• EXERCISE DESCRIPTION:
Take the lines from the beginning of the data below through the line holding "y_ticks = list(range(10, 91, 10))" and return exactly those.
------ DATA LISTING ------
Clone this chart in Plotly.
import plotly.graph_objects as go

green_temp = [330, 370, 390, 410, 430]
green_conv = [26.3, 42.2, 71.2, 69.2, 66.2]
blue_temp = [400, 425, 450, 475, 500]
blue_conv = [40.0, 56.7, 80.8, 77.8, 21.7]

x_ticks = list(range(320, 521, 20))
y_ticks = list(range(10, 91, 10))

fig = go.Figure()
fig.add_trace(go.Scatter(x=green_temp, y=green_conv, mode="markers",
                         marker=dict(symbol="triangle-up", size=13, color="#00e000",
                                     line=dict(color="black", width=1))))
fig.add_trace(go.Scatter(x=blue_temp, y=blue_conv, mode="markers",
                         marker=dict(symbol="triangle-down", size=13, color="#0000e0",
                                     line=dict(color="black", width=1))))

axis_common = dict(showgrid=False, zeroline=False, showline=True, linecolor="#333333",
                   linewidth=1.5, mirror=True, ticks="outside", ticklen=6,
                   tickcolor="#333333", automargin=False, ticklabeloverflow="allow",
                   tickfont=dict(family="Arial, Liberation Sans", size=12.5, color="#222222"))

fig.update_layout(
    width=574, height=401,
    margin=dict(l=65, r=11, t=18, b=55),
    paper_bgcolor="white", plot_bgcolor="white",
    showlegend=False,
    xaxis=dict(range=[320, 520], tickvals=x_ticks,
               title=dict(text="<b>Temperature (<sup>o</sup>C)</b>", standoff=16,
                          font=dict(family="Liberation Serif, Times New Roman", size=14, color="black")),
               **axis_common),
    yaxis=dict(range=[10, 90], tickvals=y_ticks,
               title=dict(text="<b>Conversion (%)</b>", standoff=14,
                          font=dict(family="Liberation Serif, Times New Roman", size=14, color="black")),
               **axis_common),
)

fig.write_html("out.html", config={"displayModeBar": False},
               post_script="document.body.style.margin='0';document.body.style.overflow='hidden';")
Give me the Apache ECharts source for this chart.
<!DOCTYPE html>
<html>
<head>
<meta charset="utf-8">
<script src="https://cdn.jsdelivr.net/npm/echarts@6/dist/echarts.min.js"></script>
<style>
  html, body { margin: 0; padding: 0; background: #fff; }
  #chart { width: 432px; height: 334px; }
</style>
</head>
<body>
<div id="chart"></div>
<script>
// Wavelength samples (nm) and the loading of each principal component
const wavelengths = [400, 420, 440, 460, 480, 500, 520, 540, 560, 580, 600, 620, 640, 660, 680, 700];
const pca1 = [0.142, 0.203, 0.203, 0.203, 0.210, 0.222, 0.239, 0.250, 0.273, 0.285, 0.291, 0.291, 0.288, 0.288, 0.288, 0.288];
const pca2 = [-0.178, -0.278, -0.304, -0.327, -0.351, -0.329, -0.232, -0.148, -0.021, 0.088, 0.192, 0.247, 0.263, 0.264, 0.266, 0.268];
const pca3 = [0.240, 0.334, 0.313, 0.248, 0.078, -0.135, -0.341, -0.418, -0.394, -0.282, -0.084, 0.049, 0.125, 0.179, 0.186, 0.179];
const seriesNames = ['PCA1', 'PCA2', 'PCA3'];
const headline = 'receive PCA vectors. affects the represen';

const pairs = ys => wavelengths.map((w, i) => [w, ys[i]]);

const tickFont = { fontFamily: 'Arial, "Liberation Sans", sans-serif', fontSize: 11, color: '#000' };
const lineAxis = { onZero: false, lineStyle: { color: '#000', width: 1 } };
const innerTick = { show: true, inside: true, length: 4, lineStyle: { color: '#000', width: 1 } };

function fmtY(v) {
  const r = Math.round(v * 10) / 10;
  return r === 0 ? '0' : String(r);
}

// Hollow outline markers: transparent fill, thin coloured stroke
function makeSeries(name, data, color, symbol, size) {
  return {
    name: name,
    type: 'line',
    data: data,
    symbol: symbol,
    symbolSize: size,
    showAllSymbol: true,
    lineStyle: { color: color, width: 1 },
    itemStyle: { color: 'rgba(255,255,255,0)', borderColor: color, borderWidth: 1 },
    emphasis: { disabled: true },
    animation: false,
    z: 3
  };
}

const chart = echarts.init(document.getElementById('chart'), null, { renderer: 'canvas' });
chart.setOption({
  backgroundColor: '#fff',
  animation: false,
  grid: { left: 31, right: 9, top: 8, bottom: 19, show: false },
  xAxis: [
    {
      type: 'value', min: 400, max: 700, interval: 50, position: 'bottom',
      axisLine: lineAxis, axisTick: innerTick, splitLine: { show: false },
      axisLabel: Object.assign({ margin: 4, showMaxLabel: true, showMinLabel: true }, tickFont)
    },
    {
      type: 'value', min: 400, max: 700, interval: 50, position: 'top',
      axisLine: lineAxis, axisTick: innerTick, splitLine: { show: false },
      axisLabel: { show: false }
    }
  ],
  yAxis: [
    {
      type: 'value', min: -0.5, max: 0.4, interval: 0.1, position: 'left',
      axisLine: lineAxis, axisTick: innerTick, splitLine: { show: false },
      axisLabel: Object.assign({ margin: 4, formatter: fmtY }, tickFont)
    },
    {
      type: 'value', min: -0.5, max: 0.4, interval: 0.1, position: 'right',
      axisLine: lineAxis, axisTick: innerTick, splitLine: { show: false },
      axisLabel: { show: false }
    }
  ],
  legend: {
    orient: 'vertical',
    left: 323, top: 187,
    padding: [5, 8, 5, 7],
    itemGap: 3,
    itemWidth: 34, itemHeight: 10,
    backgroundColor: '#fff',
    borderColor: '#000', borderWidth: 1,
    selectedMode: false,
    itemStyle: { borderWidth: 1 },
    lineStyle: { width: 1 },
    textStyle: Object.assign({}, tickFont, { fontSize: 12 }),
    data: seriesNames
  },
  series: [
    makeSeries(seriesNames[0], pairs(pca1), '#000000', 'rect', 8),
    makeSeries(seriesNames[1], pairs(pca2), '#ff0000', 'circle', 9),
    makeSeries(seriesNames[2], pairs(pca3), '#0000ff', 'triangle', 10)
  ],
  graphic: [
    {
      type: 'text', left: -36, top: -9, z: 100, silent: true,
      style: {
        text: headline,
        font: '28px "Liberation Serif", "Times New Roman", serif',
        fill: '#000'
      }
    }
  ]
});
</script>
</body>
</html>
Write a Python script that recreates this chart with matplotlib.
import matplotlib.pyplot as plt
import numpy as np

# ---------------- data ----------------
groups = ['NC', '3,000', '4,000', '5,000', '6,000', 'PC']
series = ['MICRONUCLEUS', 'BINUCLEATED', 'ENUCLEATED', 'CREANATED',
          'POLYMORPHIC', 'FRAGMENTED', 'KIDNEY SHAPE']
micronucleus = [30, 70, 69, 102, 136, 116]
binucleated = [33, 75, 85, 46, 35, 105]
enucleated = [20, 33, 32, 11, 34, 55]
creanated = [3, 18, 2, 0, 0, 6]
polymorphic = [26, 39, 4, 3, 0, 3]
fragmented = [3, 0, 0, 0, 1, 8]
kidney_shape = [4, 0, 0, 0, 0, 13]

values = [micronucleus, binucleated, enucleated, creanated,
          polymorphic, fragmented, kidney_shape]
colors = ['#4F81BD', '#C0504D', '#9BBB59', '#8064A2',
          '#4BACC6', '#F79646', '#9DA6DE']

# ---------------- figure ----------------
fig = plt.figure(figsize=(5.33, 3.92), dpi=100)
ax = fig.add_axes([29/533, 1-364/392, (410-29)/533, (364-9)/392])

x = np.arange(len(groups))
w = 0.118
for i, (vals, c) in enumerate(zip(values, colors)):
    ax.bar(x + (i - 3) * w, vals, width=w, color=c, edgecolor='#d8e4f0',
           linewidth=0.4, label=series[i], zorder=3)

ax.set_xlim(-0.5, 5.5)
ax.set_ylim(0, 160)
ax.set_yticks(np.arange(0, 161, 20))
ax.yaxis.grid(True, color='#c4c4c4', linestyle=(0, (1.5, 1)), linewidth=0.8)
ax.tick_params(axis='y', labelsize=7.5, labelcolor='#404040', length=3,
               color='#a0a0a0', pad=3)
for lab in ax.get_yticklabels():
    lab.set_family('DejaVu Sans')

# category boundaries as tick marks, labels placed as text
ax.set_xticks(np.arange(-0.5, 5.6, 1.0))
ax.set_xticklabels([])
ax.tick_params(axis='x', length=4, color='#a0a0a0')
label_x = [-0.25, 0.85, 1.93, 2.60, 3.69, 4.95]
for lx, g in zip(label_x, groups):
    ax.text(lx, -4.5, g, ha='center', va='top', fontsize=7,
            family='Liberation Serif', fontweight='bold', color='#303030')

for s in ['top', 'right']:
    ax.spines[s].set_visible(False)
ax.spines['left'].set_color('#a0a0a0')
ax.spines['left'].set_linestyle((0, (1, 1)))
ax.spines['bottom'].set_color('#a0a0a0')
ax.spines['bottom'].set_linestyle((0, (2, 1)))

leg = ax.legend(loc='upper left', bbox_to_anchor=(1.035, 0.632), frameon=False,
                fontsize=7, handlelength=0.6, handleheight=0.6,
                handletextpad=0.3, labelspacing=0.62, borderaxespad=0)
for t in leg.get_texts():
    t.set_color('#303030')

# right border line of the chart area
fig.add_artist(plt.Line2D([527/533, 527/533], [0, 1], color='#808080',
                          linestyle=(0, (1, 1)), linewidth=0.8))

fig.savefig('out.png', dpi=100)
------
• PROBLEM SOLUTION:
Clone this chart in Plotly.
import plotly.graph_objects as go

green_temp = [330, 370, 390, 410, 430]
green_conv = [26.3, 42.2, 71.2, 69.2, 66.2]
blue_temp = [400, 425, 450, 475, 500]
blue_conv = [40.0, 56.7, 80.8, 77.8, 21.7]

x_ticks = list(range(320, 521, 20))
y_ticks = list(range(10, 91, 10))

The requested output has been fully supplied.